In 2008 Grant Regional Health Center sponsored its 12th annual Harvest Festival Fun Run/Walk on Saturday, October 4. In honor of National Physical Therapy Month, Grant Regional annually sponsors a non-competitive fitness run/walk to promote healthy living in our community. The goal is to stress the importance of exercise and physical activity and its contribution to good health. Unlike many walks/runs in the area, the Fun Run/Walk is strictly for fun and fitness. Participants are not required to collect any pledges or donations.

The 5K non-competitive Run/Walk starts on the Square at approximately 8 a.m. and follows a scenic route and ends with refreshments back at the hospital. The entry fee is $12 in advance and $13 the day of the event, which includes a t-shirt. The event is offered free to students.

A Tot Trot for ages 3-10 was added this past year and was held just before the Fun Run/Walk. Cost for the Tot Trot was just $9 and included a kids t-shirt and refreshments following the event. Since this isn’t a competition, all Tot Trot participants received a completion certificate and gold medal. The first 20 kids registered also received a complimentary goodie bag!

Grant Regional’s certified massage therapist offered complimentary back massages and rehab staff also conducted shoe evaluations to ensure that participants are wearing the correct athletic shoe for their foot type.

Participants are also encouraged to join Grant Regional in supporting our local food pantry by bringing a non-perishable food item with them the morning of the Run/Walk.
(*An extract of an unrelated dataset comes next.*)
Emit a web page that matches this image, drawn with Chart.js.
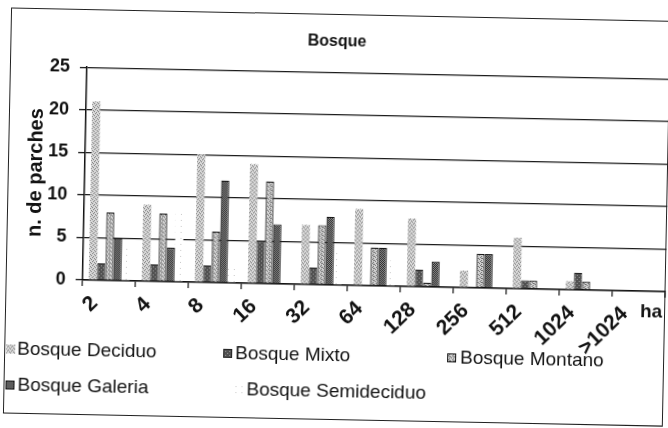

With the holidays just around the corner, it’s a perfect time to donate items to the food pantry.

Even though there is a cost to participate in the event, the hospital invests a great deal more in time and money, including advertisements, invitations, flyers, banners, and volunteer time to facilitate this event. And with 80-100 participants each year, Grant Regional remains committed to continuing this event for the benefit of our community’s health and wellbeing.